# Kraft scroll saws?



## Fishface (Dec 18, 2009)

Hi Everyone

I've got a chance to buy a 2nd hand scroll saw (a Kraft) for a reasonable price but cannot find any information about it on the web. Its a way to drive to have a look at it, so I'm taking a chance and asking here if any of you might know this make? Is it decent? (Like compared to a DeWalt e.g.? I've read some people's experiences with Ryobi's - hmmm.....)

Thanks!
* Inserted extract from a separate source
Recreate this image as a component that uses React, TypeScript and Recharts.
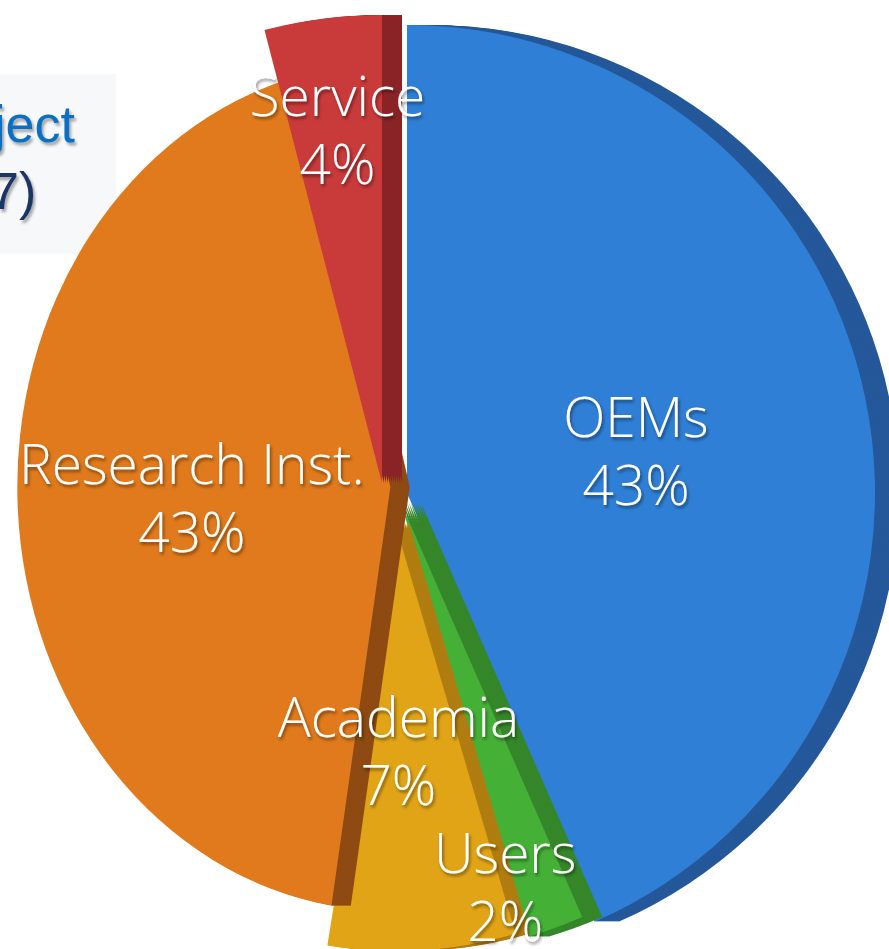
import React from "react";
import { PieChart, Pie, Cell } from "recharts";

const categories = ["OEMs", "Users", "Academia", "Research Inst.", "Service"];
const values = [43, 2, 7, 43, 4];
const percentLabels = ["43%", "2%", "7%", "43%", "4%"];
const faceColors = ["#2f7fd6", "#45b036", "#e0a416", "#e07a1c", "#c93a3a"];
const sideColors = ["#24589a", "#35872a", "#b07d10", "#8e4a12", "#8a2326"];

const data = categories.map((name, i) => ({ name, value: values[i], pct: percentLabels[i] }));

const W = 889;
const H = 949;
const PAD = 120;

// per-slice exploded geometry (centre, radius, horizontal squeeze, side depth)
const layout = [
  { cx: 402, cy: 488, r: 468, sx: 1, depth: 24 },
  { cx: 396, cy: 498, r: 452, sx: 1, depth: 20 },
  { cx: 390, cy: 518, r: 428, sx: 1, depth: 14 },
  { cx: 386, cy: 482, r: 424, sx: 0.88, depth: 22 },
  { cx: 377, cy: 478, r: 468, sx: 1, depth: 20 },
];
// label placement relative to the label pie (radial fraction, angle tweak, nudge)
const labelPos = [
  { lf: 0.54, la: -2.8, dx: -4, dy: -7 },
  { lf: 0.922, la: -4.6, dx: -5, dy: -10 },
  { lf: 0.584, la: -2.9, dx: -5, dy: -8 },
  { lf: 0.452, la: 0, dx: -5, dy: -8 },
  { lf: 0.808, la: 2.0, dx: -4, dy: -8 },
];

const RAD = Math.PI / 180;
const FONT = "'Open Sans', 'Liberation Sans', sans-serif";

const renderLabel = (props: any) => {
  const i = props.index;
  const p = labelPos[i];
  const ang = (props.midAngle + p.la) * RAD;
  const rr = props.outerRadius * p.lf;
  const x = props.cx + rr * Math.cos(ang) + p.dx;
  const y = props.cy - rr * Math.sin(ang) + p.dy;
  const d = data[i];
  return (
    <g key={"lbl" + i} filter="url(#txtShadow)">
      <text x={x} y={y - 34} textAnchor="middle" dominantBaseline="central" fill="#ffffff"
        fontFamily={FONT} fontWeight={300} fontSize={55}>
        {d.name}
      </text>
      <text x={x} y={y + 34} textAnchor="middle" dominantBaseline="central" fill="#ffffff"
        fontFamily={FONT} fontWeight={300} fontSize={55}>
        {d.pct}
      </text>
    </g>
  );
};

function SliceLayer({ s }: { s: number }) {
  const g = layout[s];
  const steps: number[] = [];
  for (let d = g.depth; d > 0; d -= 2) steps.push(d);
  return (
    <div style={{ position: "absolute", left: -PAD, top: 0, transform: `scale(${g.sx}, 1)`, transformOrigin: `${g.cx + PAD}px ${g.cy}px` }}>
      <PieChart width={W + 2 * PAD} height={H}>
        {steps.map((d) => (
          <Pie key={"side" + d} data={data} dataKey="value" nameKey="name"
            cx={g.cx + PAD + d} cy={g.cy} outerRadius={g.r}
            startAngle={90} endAngle={-270} stroke="none" isAnimationActive={false} labelLine={false}>
            {data.map((_, i) => (
              <Cell key={i} fill={i === s ? sideColors[s] : "transparent"} stroke="none" />
            ))}
          </Pie>
        ))}
        <Pie data={data} dataKey="value" nameKey="name"
          cx={g.cx + PAD} cy={g.cy} outerRadius={g.r}
          startAngle={90} endAngle={-270} stroke="none" isAnimationActive={false} labelLine={false}>
          {data.map((_, i) => (
            <Cell key={i} fill={i === s ? faceColors[s] : "transparent"} stroke="none" />
          ))}
        </Pie>
      </PieChart>
    </div>
  );
}

export default function App() {
  const order = [0, 1, 2, 3, 4];
  return (
    <div style={{ position: "absolute", left: 0, top: 0, width: W, height: H, overflow: "hidden", background: "#ffffff" }}>
      <svg width={0} height={0} style={{ position: "absolute" }}>
        <defs>
          <filter id="txtShadow" x="-20%" y="-20%" width="140%" height="140%">
            <feDropShadow dx="1.5" dy="2.5" stdDeviation="1.5" floodColor="#000000" floodOpacity="0.45" />
          </filter>
        </defs>
      </svg>
      <div style={{ position: "absolute", left: 0, top: 74, width: 116, height: 180, background: "#f7f8fa" }} />
      <div style={{ position: "absolute", left: -6, top: 94, fontFamily: "'Liberation Sans', Arial, sans-serif", fontSize: 52, color: "#0b6fc4", textShadow: "2px 3px 3px rgba(0,0,0,0.35)", lineHeight: "60px" }}>
        ject
      </div>
      <div style={{ position: "absolute", left: -10, top: 161, fontFamily: "'Liberation Sans', Arial, sans-serif", fontSize: 52, color: "#1b3566", textShadow: "2px 3px 3px rgba(0,0,0,0.35)", lineHeight: "60px" }}>
        7)
      </div>
      {order.map((s) => (
        <SliceLayer key={s} s={s} />
      ))}
      <div style={{ position: "absolute", left: 0, top: 0 }}>
        <PieChart width={W} height={H}>
          <Pie data={data} dataKey="value" nameKey="name" cx={395} cy={490} outerRadius={450}
            startAngle={90} endAngle={-270} stroke="none" fill="transparent"
            isAnimationActive={false} labelLine={false} label={renderLabel}>
            {data.map((_, i) => (
              <Cell key={i} fill="transparent" stroke="none" />
            ))}
          </Pie>
        </PieChart>
      </div>
    </div>
  );
}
Kevin


----------



## TwoSkies57 (Feb 23, 2009)

Kevin..do a google search

"Kraft scroll saw"... alot of bits and pieces to start ya off anyways


----------



## bobj3 (Jan 17, 2006)

Hi Kevin

Most will do a good job but it's the blades that make the saw.. most just go up and down but the blade does the work..and will make you the pro.

Mike's Workshop selling Flying Dutchman brand fret and scrollsaw blades

Just a note,,I had a Montgomery Ward Power Kraft scroll saw a very long time ago.it was dark gray looked like the Craftsman and worked about the same way,sping loaded that the saw blade was it and a 1/3HP motor on the side and with a 3 step pulley on it..but the down fall with it ,, you had to use the pin type blades like you see in the hand scroll saws and needed to use, so to say if it's that type pass on it.. 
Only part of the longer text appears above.